- _TASK TO CARRY OUT_:
Across the material below, how many lines contain the word "this"? Give only the number.

- _DATA SHOWN_:
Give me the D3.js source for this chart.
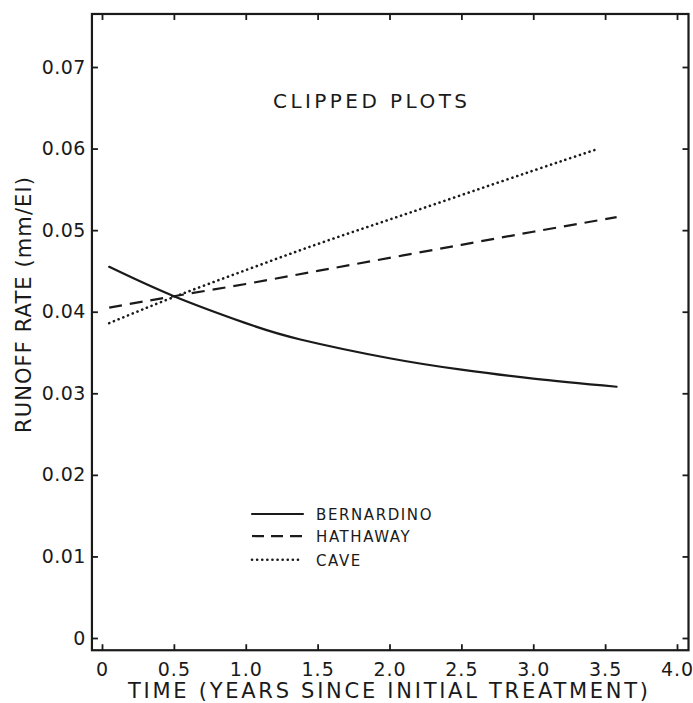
<!DOCTYPE html>
<html><head><meta charset="utf-8">
<script src="https://cdn.jsdelivr.net/npm/d3@7"></script>
<style>
html,body{margin:0;padding:0;background:#fff;}
text{font-family:"DejaVu Sans",sans-serif;fill:#1a1a1a;}
</style></head>
<body><svg id="c" width="693" height="703"></svg>
<script>
// ---- data ----
const xTicks = [0, 0.5, 1.0, 1.5, 2.0, 2.5, 3.0, 3.5, 4.0];
const xTickLabels = ["0", "0.5", "1.0", "1.5", "2.0", "2.5", "3.0", "3.5", "4.0"];
const yTicks = [0, 0.01, 0.02, 0.03, 0.04, 0.05, 0.06, 0.07];
const yTickLabels = ["0", "0.01", "0.02", "0.03", "0.04", "0.05", "0.06", "0.07"];
const seriesNames = ["BERNARDINO", "HATHAWAY", "CAVE"];
const bernardinoT = [0.05, 0.5, 1.0, 1.38, 2.0, 2.5, 3.0, 3.58];
const bernardinoV = [0.0455, 0.0419, 0.0386, 0.0366, 0.0343, 0.0329, 0.0318, 0.0308];
const hathawayT = [0.05, 0.5, 1.0, 1.5, 2.0, 2.5, 3.0, 3.58];
const hathawayV = [0.0405, 0.0419, 0.0434, 0.0450, 0.0466, 0.0482, 0.0498, 0.0516];
const caveT = [0.05, 0.5, 1.0, 1.5, 2.0, 2.5, 3.0, 3.44];
const caveV = [0.0386, 0.0418, 0.0451, 0.0483, 0.0513, 0.0543, 0.0573, 0.0599];
const panelTitle = "CLIPPED PLOTS";
const xTitle = "TIME (YEARS SINCE INITIAL TREATMENT)";
const yTitle = "RUNOFF RATE (mm/EI)";

(function () {
const svg = d3.select("#c");
const x = d3.scaleLinear().domain([0, 4]).range([102, 677]);
const y = d3.scaleLinear().domain([0, 0.07]).range([638, 67]);
const fL = x(-0.07), fR = x(4.08), fT = y(0.0765), fB = y(-0.0015);
const ink = "#1a1a1a";

// frame
svg.append("rect").attr("x", fL).attr("y", fT)
  .attr("width", fR - fL).attr("height", fB - fT)
  .attr("fill", "none").attr("stroke", ink).attr("stroke-width", 2.2);

function styleAxis(g) {
  g.select(".domain").remove();
  g.selectAll(".tick line").attr("stroke", ink).attr("stroke-width", 1.8);
  g.selectAll(".tick text").attr("fill", ink);
}

const xb = svg.append("g").attr("transform", `translate(0,${fB})`)
  .call(d3.axisBottom(x).tickValues(xTicks).tickSize(-6).tickPadding(12)
    .tickFormat((d, i) => xTickLabels[i]));
styleAxis(xb);
xb.selectAll(".tick text").style("font-size", "19px").style("letter-spacing", "1px")
  .style("font-family", "DejaVu Sans");

svg.append("g").attr("transform", `translate(0,${fT})`)
  .call(d3.axisTop(x).tickValues(xTicks).tickSize(-6).tickFormat(""))
  .call(styleAxis);

const yl = svg.append("g").attr("transform", `translate(${fL},0)`)
  .call(d3.axisLeft(y).tickValues(yTicks).tickSize(-6).tickPadding(6)
    .tickFormat((d, i) => yTickLabels[i]));
styleAxis(yl);
yl.selectAll(".tick text").style("font-size", "19px").style("letter-spacing", "0.5px")
  .style("font-family", "DejaVu Sans");

svg.append("g").attr("transform", `translate(${fR},0)`)
  .call(d3.axisRight(y).tickValues(yTicks).tickSize(-6).tickFormat(""))
  .call(styleAxis);

// series
const series = [
  {name: seriesNames[0], t: bernardinoT, v: bernardinoV, dash: null, cap: "round"},
  {name: seriesNames[1], t: hathawayT, v: hathawayV, dash: "13,8", cap: "butt"},
  {name: seriesNames[2], t: caveT, v: caveV, dash: "0.1,5", cap: "round"}
];
const line = d3.line().x(d => x(d[0])).y(d => y(d[1])).curve(d3.curveNatural);
series.forEach(s => {
  svg.append("path")
    .datum(s.t.map((t, i) => [t, s.v[i]]))
    .attr("d", line)
    .attr("fill", "none").attr("stroke", ink)
    .attr("stroke-width", s.name === "CAVE" ? 2.6 : 2.2)
    .attr("stroke-linecap", s.cap)
    .attr("stroke-dasharray", s.dash);
});

// legend
const legY = [0.0152, 0.0125, 0.0096];
series.forEach((s, i) => {
  const ly = y(legY[i]);
  svg.append("line").attr("x1", 252).attr("x2", 303).attr("y1", ly).attr("y2", ly)
    .attr("stroke", ink).attr("stroke-width", s.name === "CAVE" ? 2.6 : 2.2)
    .attr("stroke-linecap", s.cap)
    .attr("stroke-dasharray", s.name === "HATHAWAY" ? "12,7" : s.dash);
  svg.append("text").attr("x", 316).attr("y", ly + 6)
    .style("font-size", "15px").style("letter-spacing", "1.6px")
    .text(s.name);
});

// panel title
svg.append("text").attr("x", 273).attr("y", 108)
  .attr("textLength", 194).attr("lengthAdjust", "spacing")
  .style("font-size", "20px").text(panelTitle);

// axis titles
svg.append("text").attr("x", 128).attr("y", 698)
  .attr("textLength", 520).attr("lengthAdjust", "spacing")
  .style("font-size", "21px").text(xTitle);

svg.append("text").attr("transform", "translate(31,433) rotate(-90)")
  .attr("x", 0).attr("y", 0)
  .attr("textLength", 256).attr("lengthAdjust", "spacing")
  .style("font-size", "21px").text(yTitle);
})();
</script>
</body></html>
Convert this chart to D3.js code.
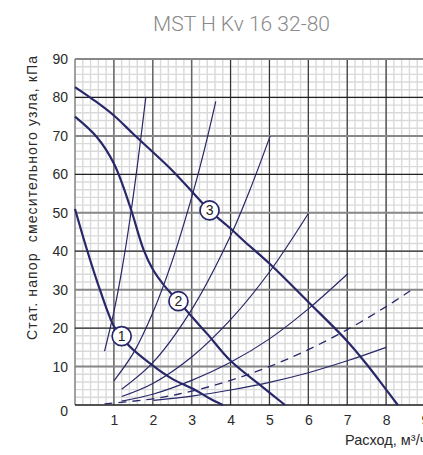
<!DOCTYPE html>
<html><head><meta charset="utf-8">
<script src="https://cdn.jsdelivr.net/npm/d3@7"></script>
<style>
html,body{margin:0;padding:0;background:#fff;overflow:hidden}
svg{display:block}
</style></head>
<body><div id="chart"></div>
<script>
const title = "MST H Kv 16 32-80";
const yTitle = "Стат. напор  смесительного узла, кПа";
const xTitle = "Расход, м³/ч";
const xTicks = [1,2,3,4,5,6,7,8,9];
const yTicks = [10,20,30,40,50,60,70,80,90];

// pump curves (thick)
const pump1 = [[0,51],[0.32,40],[0.64,30],[1.0,20.5],[1.2,17.9],[1.37,15.6],[2.02,10.1],[2.5,6.8],[3.09,3.9],[3.5,1.5],[3.8,0]];
const pump2 = [[0,75],[0.56,69.7],[1,62.8],[1.42,51.5],[1.76,40.5],[2,35.3],[2.3,31],[2.66,27],[3.0,23],[3.4,18.5],[4,11.5],[4.81,4.8],[5.4,0]];
const pump3 = [[0,82.7],[0.5,79.2],[1,75.3],[1.5,70.5],[2,65.8],[2.5,61],[3,55.6],[3.46,50.6],[4,45.9],[4.33,42.8],[5,36.8],[6,26.8],[7,16.6],[7.5,10.6],[8,4],[8.3,0]];
const pumpLabels = [["1",1.2,17.9],["2",2.66,27],["3",3.46,50.6]];

// system curves (thin)
const sysA = [[0.76,14],[1.0,24.2],[1.2,34.8],[1.4,47.4],[1.6,62],[1.82,80]];
const sysB = [[1.0,6.3],[1.5,13.5],[2,24],[2.5,37.5],[3,54],[3.3,65.3],[3.62,79]];
const sysC = [[1.2,4.1],[2,11],[3,24.8],[4,44],[4.5,56],[5.02,70]];
const sysD = [[1.2,2.2],[2,5.6],[3,12.5],[4,22.2],[5,34.6],[6,49.8]];
const sysE = [[1.2,1.0],[2,2.8],[3,6.4],[4,11.1],[5,17.2],[6,25],[7.02,34.2]];
const sysDash = [[0.76,0.3],[2,1.6],[3,3.6],[4,6.4],[5,10],[6,14.4],[7,19.6],[8,25.6],[8.62,29.7]];
const sysLow = [[2.02,1.2],[3,2.3],[4,3.9],[5,5.9],[6,8.4],[7,11.5],[8,15]];

const W = 423, H = 455;
const svg = d3.select("#chart").append("svg").attr("width", W).attr("height", H);
const x = d3.scaleLinear().domain([0,9]).range([75,425]);
const y = d3.scaleLinear().domain([0,90]).range([405,59]);
const ink = "#27276a";

const grid = svg.append("g");
grid.selectAll(".mx").data(d3.range(0,9.01,0.2)).join("line")
  .attr("x1", d=>x(d)).attr("x2", d=>x(d)).attr("y1", y(0)).attr("y2", y(90))
  .attr("stroke", "#dadada").attr("stroke-width", 1.4);
grid.selectAll(".my").data(d3.range(0,90.1,2)).join("line")
  .attr("x1", x(0)).attr("x2", x(9)).attr("y1", d=>y(d)).attr("y2", d=>y(d))
  .attr("stroke", "#dadada").attr("stroke-width", 1.4);
grid.selectAll(".Mx").data(d3.range(0,10)).join("line")
  .attr("x1", d=>x(d)).attr("x2", d=>x(d)).attr("y1", y(0)).attr("y2", y(90))
  .attr("stroke", d=> d===0 ? "#888" : (d<=3 ? "#666" : "#333"))
  .attr("stroke-width", d=> d<=3 ? 1.5 : 1.2);
grid.selectAll(".My").data(d3.range(0,91,10)).join("line")
  .attr("x1", x(0)).attr("x2", x(9)).attr("y1", d=>y(d)).attr("y2", d=>y(d))
  .attr("stroke", d=> (d/10)%2===1 ? "#888" : "#222")
  .attr("stroke-width", d=> (d/10)%2===1 ? 2 : 1.3);

const font = "'Liberation Sans', Arial, sans-serif";
const xAxis = svg.append("g").attr("transform", `translate(0,${y(0)})`)
  .call(d3.axisBottom(x).tickValues(xTicks).tickSize(0).tickPadding(10).tickFormat(d3.format("d")));
const yAxis = svg.append("g").attr("transform", `translate(${x(0)},0)`)
  .call(d3.axisLeft(y).tickValues(yTicks).tickSize(0).tickPadding(7).tickFormat(d3.format("d")));
[xAxis,yAxis].forEach(a=>{
  a.select(".domain").remove();
  a.selectAll("text").attr("font-family", font).attr("font-size", 14).attr("fill", "#2a2a2a");
});
svg.append("text").attr("x", 68).attr("y", 416).attr("text-anchor","end")
  .attr("font-family", font).attr("font-size", 14).attr("fill","#2a2a2a").text("0");

const line = d3.line().x(d=>x(d[0])).y(d=>y(d[1])).curve(d3.curveCatmullRom.alpha(0.5));
const curves = svg.append("g").attr("fill","none").attr("stroke", ink);
[sysA,sysB,sysC,sysD,sysE,sysLow].forEach(s=>{
  curves.append("path").attr("d", line(s)).attr("stroke-width", 1.2);
});
curves.append("path").attr("d", line(sysDash)).attr("stroke-width", 1.3).attr("stroke-dasharray","8,6");
[pump1,pump2,pump3].forEach(s=>{
  curves.append("path").attr("d", line(s)).attr("stroke-width", 2.2);
});

const lg = svg.append("g");
pumpLabels.forEach(([t,a,b])=>{
  lg.append("circle").attr("cx", x(a)).attr("cy", y(b)).attr("r", 9.5)
    .attr("fill","#fff").attr("stroke", ink).attr("stroke-width", 1.7);
  lg.append("text").attr("x", x(a)).attr("y", y(b)+5).attr("text-anchor","middle")
    .attr("font-family", font).attr("font-size", 14).attr("fill","#222").text(t);
});

svg.append("text").attr("x", 241.5).attr("y", 31).attr("text-anchor","middle")
  .attr("font-family","Roboto, 'Liberation Sans', sans-serif").attr("font-weight",300)
  .attr("font-size", 21).attr("fill","#8a8a8a").text(title);
svg.append("text").attr("transform","translate(37,198) rotate(-90)").attr("text-anchor","middle")
  .attr("font-family", font).attr("font-size", 14).attr("fill","#2a2a2a")
  .attr("textLength", 284).attr("lengthAdjust","spacing")
  .style("white-space","pre").text(yTitle);
svg.append("text").attr("x", 345).attr("y", 445)
  .attr("font-family", font).attr("font-size", 14.5).attr("fill","#2a2a2a").text(xTitle);
</script></body></html>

- _EXERCISE RESULT_:
2